The valid question to me is whether Christian ethical norms are inimical to scientific research. Indeed, there are no-fly zones as far as research is concerned—embryonic stem cells, etc. In contrast, the Vatican is supportive of biotechnology and GMO research, which have the potential to alleviate hunger worldwide. The benefits must be weighed against the costs, and not just economic costs. Could this lead to some sort of commodification that dehumanizes in its quest to improve quality of life? Could there be an alternative to the destruction of human embryos? What kind of “progress” do we want?

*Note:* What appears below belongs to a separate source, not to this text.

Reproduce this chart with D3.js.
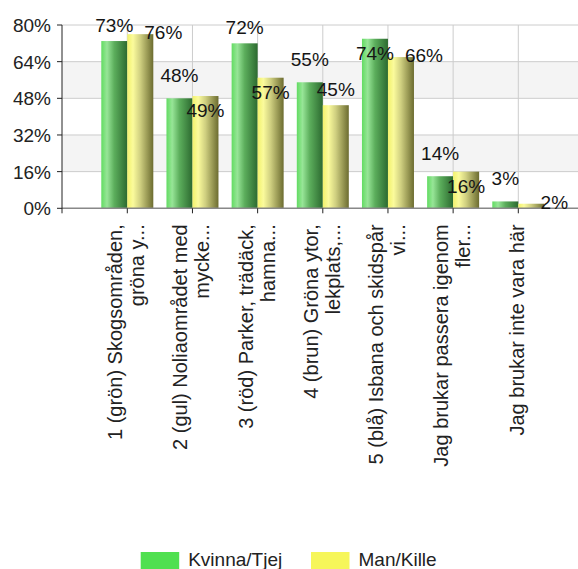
<!DOCTYPE html>
<html>
<head>
<meta charset="utf-8">
<script src="https://cdn.jsdelivr.net/npm/d3@7"></script>
<style>
  html, body { margin: 0; padding: 0; background: #fff; }
  svg { display: block; font-family: Arial, "Liberation Sans", sans-serif; }
</style>
</head>
<body>
<div id="plot"></div>
<script>
const categories = [
  ["1 (grön) Skogsområden,", "gröna y..."],
  ["2 (gul) Noliaområdet med", "mycke..."],
  ["3 (röd) Parker, trädäck,", "hamna..."],
  ["4 (brun)  Gröna ytor,", "lekplats,..."],
  ["5 (blå) Isbana och skidspår", "vi..."],
  ["Jag brukar passera igenom", "fler..."],
  ["Jag brukar inte vara här"]
];
const kvinna = [73, 48, 72, 55, 74, 14, 3];
const man = [76, 49, 57, 45, 66, 16, 2];
const yTicks = [0, 16, 32, 48, 64, 80];
const seriesNames = ["Kvinna/Tjej", "Man/Kille"];

// where each value label sits relative to its bar
const labelModesK = ["top", "above", "top", "above", "inside", "above", "above"];
const labelModesM = ["side", "inside", "inside", "top", "side", "inside", "side"];

const width = 578;
const height = 569;
const plot = { left: 62, right: 578, top: 25, bottom: 208.3 };
const barW = 26;

const svg = d3.select("#plot")
  .append("svg")
  .attr("width", width)
  .attr("height", height);

// gradients for the bars
const defs = svg.append("defs");
function gradient(id, stops) {
  const g = defs.append("linearGradient")
    .attr("id", id)
    .attr("x1", "0%").attr("x2", "100%")
    .attr("y1", "0%").attr("y2", "0%");
  stops.forEach(s => g.append("stop").attr("offset", s[0]).attr("stop-color", s[1]));
}
gradient("gGreen", [["0%", "#62dc62"], ["22%", "#97e597"], ["50%", "#5cae5c"], ["100%", "#2c6a30"]]);
gradient("gYellow", [["0%", "#f2f26c"], ["22%", "#fbfb9c"], ["50%", "#cfcf80"], ["100%", "#6c6c30"]]);

const x = d3.scalePoint()
  .domain(d3.range(categories.length))
  .range([127.3, 518.3]);

const y = d3.scaleLinear()
  .domain([0, 80])
  .range([plot.bottom, plot.top]);

// alternating bands
const bands = svg.append("g");
yTicks.slice(0, -1).forEach((t, i) => {
  if (i % 2 === 1) {
    bands.append("rect")
      .attr("x", plot.left)
      .attr("y", y(yTicks[i + 1]))
      .attr("width", plot.right - plot.left)
      .attr("height", y(t) - y(yTicks[i + 1]))
      .attr("fill", "#f4f4f4");
  }
});

// grid
svg.append("g")
  .selectAll("line")
  .data(yTicks.slice(1))
  .enter().append("line")
  .attr("x1", plot.left).attr("x2", plot.right)
  .attr("y1", d => y(d)).attr("y2", d => y(d))
  .attr("stroke", "#cccccc");

svg.append("g")
  .selectAll("line")
  .data(x.domain())
  .enter().append("line")
  .attr("x1", d => x(d)).attr("x2", d => x(d))
  .attr("y1", plot.top).attr("y2", plot.bottom)
  .attr("stroke", "#cccccc");

// bars
const series = [
  { values: kvinna, fill: "url(#gGreen)", dx: -barW, modes: labelModesK },
  { values: man, fill: "url(#gYellow)", dx: 0, modes: labelModesM }
];

series.forEach(s => {
  svg.append("g")
    .selectAll("rect")
    .data(s.values)
    .enter().append("rect")
    .attr("x", (d, i) => x(i) + s.dx)
    .attr("y", d => y(d))
    .attr("width", barW)
    .attr("height", d => y(0) - y(d))
    .attr("fill", s.fill);
});

// axes
svg.append("line")
  .attr("x1", plot.left).attr("x2", plot.right)
  .attr("y1", plot.bottom).attr("y2", plot.bottom)
  .attr("stroke", "#888").attr("stroke-width", 1.5);

svg.append("line")
  .attr("x1", plot.left).attr("x2", plot.left)
  .attr("y1", plot.top).attr("y2", plot.bottom + 5)
  .attr("stroke", "#222");

svg.append("g")
  .selectAll("line")
  .data(yTicks)
  .enter().append("line")
  .attr("x1", plot.left - 5).attr("x2", plot.left)
  .attr("y1", d => y(d)).attr("y2", d => y(d))
  .attr("stroke", "#222");

svg.append("g")
  .selectAll("line")
  .data(x.domain())
  .enter().append("line")
  .attr("x1", d => x(d)).attr("x2", d => x(d))
  .attr("y1", plot.bottom).attr("y2", plot.bottom + 5)
  .attr("stroke", "#222");

svg.append("g")
  .selectAll("text")
  .data(yTicks)
  .enter().append("text")
  .attr("x", plot.left - 11)
  .attr("y", d => y(d) + 7)
  .attr("text-anchor", "end")
  .attr("font-size", 19)
  .attr("fill", "#222")
  .text(d => d + "%");

// category labels, rotated
const lineH = 22;
categories.forEach((lines, i) => {
  const t = svg.append("text")
    .attr("transform", `translate(${x(i)},${plot.bottom + 16}) rotate(-90)`)
    .attr("text-anchor", "end")
    .attr("font-size", 20)
    .attr("fill", "#222");
  lines.forEach((ln, j) => {
    t.append("tspan")
      .attr("x", 0)
      .attr("y", 6 + (j - (lines.length - 1) / 2) * lineH)
      .text(ln);
  });
});

// value labels
const modeOffset = {
  above: { dx: 0, dy: -16 },
  top: { dx: 0, dy: -9 },
  inside: { dx: 0, dy: 21 },
  side: { dx: 23, dy: 5 }
};
series.forEach(s => {
  svg.append("g")
    .selectAll("text")
    .data(s.values)
    .enter().append("text")
    .attr("x", (d, i) => x(i) + s.dx + barW / 2 + modeOffset[s.modes[i]].dx)
    .attr("y", (d, i) => y(d) + modeOffset[s.modes[i]].dy)
    .attr("text-anchor", "middle")
    .attr("font-size", 19)
    .attr("fill", "#151515")
    .text(d => d + "%");
});

// legend
const legendColors = ["#50e050", "#f6f65a"];
const legendX = [140.7, 311];
seriesNames.forEach((name, i) => {
  svg.append("rect")
    .attr("x", legendX[i]).attr("y", 552)
    .attr("width", 38.5).attr("height", 17)
    .attr("fill", legendColors[i]);
  svg.append("text")
    .attr("x", legendX[i] + 47.5).attr("y", 566)
    .attr("font-size", 19)
    .attr("fill", "#222")
    .text(name);
});
</script>
</body>
</html>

As a nation with a supermajority of Catholics, is there a culture of science among Filipinos? The answer is manifested in the high regard or premium given by Filipinos to tertiary education. It could be that Filipinos are fatalistic. But they know the value of education, the importance of industry and earning a living. The diploma is the ticket to prosperity. The question, I believe, should not be conflated with the wider issue of why the country has not advanced economically. For this, economists Acemoglu and Robinson, in their book Why Nations Fail, do not cite culture or even weather and geography on why some nations are rich and why others are poor. The work is based on 15 years of research and the examination of historical evidence.

Acemoglu and Robinson contend that the most economically successful countries are those whose political and economic institutions have been “inclusive.” Left behind are those countries governed by “extractive” political and economic institutions. For instance, why is Botswana enjoying tremendous growth, and other African countries have yet to rise above violence and backwardness? (Acemoglu and Robinson)

As an extension of this question, why was the Philippines the second most developed country in Asia in the 1960s at a time when religious influence was in fact stronger? Is the Philippines backward because of a “damaged culture,” as claimed by James Fallows? Or is it because powerful political and economic interests have captured the system for their own narrow ends?